Tips for Buying Digital Camera Lenses
Now that you have made up your mind to buy a digital SLR camera with interchangeable lenses, you need to make sure you have taken a good look at the different digital camera lens options before you spend your money. Although you are not likely to buy a huge selection of lenses at the outset, you do need to be sure that there are plenty of lenses available for the brand and body you select.
No matter which interchangeable lens camera you buy, chances are good that you will be marrying the company based on the hardware (lenses) they offer. Each brand has its own style of lens mounts and in most cases they are not interchangeable.
The Most Common Camera Mounts Used by Top Manufactures
- Nikon: Nikon 1 and F mounts
- Canon: EF and EF-S mounts and occasionally the EF-M mount on the EOS M mirrorless cameras
- Sony: A and E mounts
- Panasonic: Micro Four Thirds mount
- Olympus: Micro Four Thirds mount
- Pentax: K mount
- Leica: M mount
A Game of Numbers
Despite the fact a particular lens you are interested in might say it has a particular focal range, the actual angle of view you can capture will be determined by the size of your camera body’s imaging sensor. This difference is referred to as the “crop factor” and is the multiplier used to convert the stated lens numbers to the 35 mm equivalent. Thus a digital SLR lens size of 18.5 to 55 mm on cameras that use the APS-C sensor would have a crop factor of 1.5 or 1.6 leaving you with a 35 mm equivalent lens of 27 to 82.5 mm.
Each different manufacturer has a different crop factor that should also be taken into consideration when buying a camera and lenses. This is important since knowing the crop factor allows you to calculate the actual angle of view, which can be very important depending on the types of photography you plan to do with your new camera.
Prime and Zoom Lenses
Prime lenses are those that feature fixed focal lengths and are typically used by those who are experienced photographers or casual photographers who are ready to move up. For example the 50 mm lens or as it is often referred to in the photography world the “nifty fifty” is ideal for use with an APS-C sensor for portraits. There are in fact a wealth of these types of lenses available, each with their own specific purposes.
Zoom lenses are perhaps the most common interchangeable lens sold. Nothing else on the market can beat their convenience as one single lens offers an amazing range of focal lengths. The most basic zoom lens offers 3x magnification, but you can also buy 7x and 12x magnification lenses that are commonly referred to as telephoto or superzoom lenses. When purchasing these lenses you need to keep the crop factor in mind and match the lens to the size of the sensor in your camera for optimum results.

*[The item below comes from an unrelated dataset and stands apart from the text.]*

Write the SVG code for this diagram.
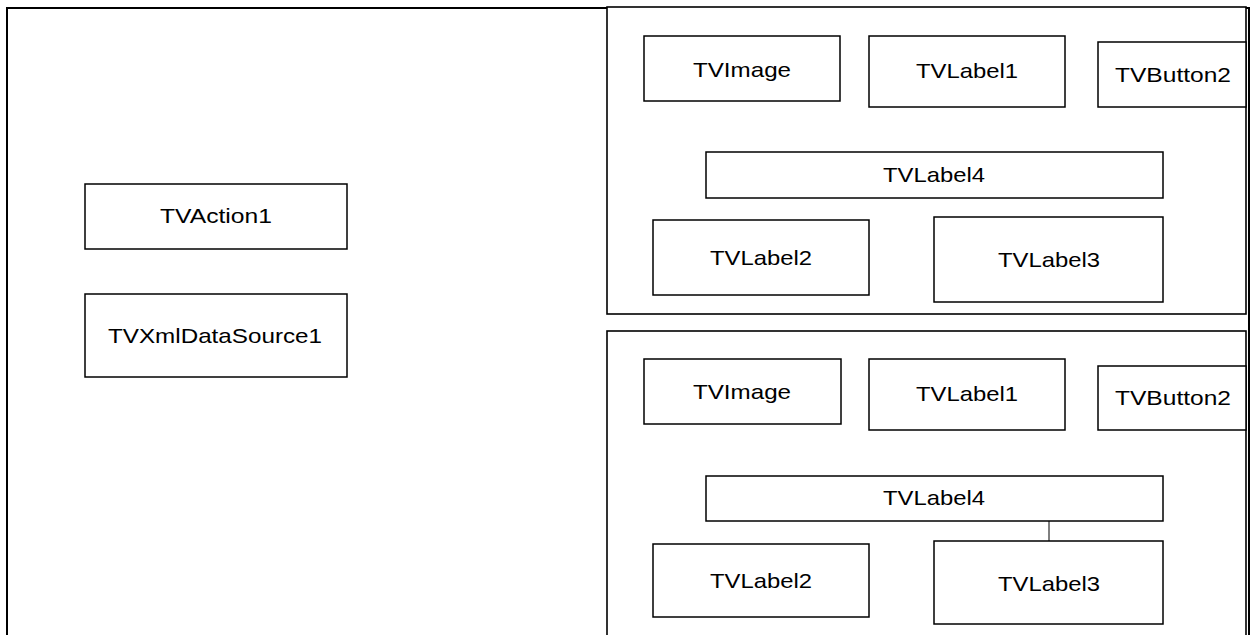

There are a number of lens styles that are not available as zoom lenses. These include both fisheye and macro lenses, as well as certain types of exceptionally long telephoto lenses. One reason many photographers tend to choose prime lenses is that along with offers specific styles, they also deliver superior quality images. Most have larger apertures that help to blur the background, which is ideal for certain types of photography (portraits for instance) and allow for faster shutter speeds.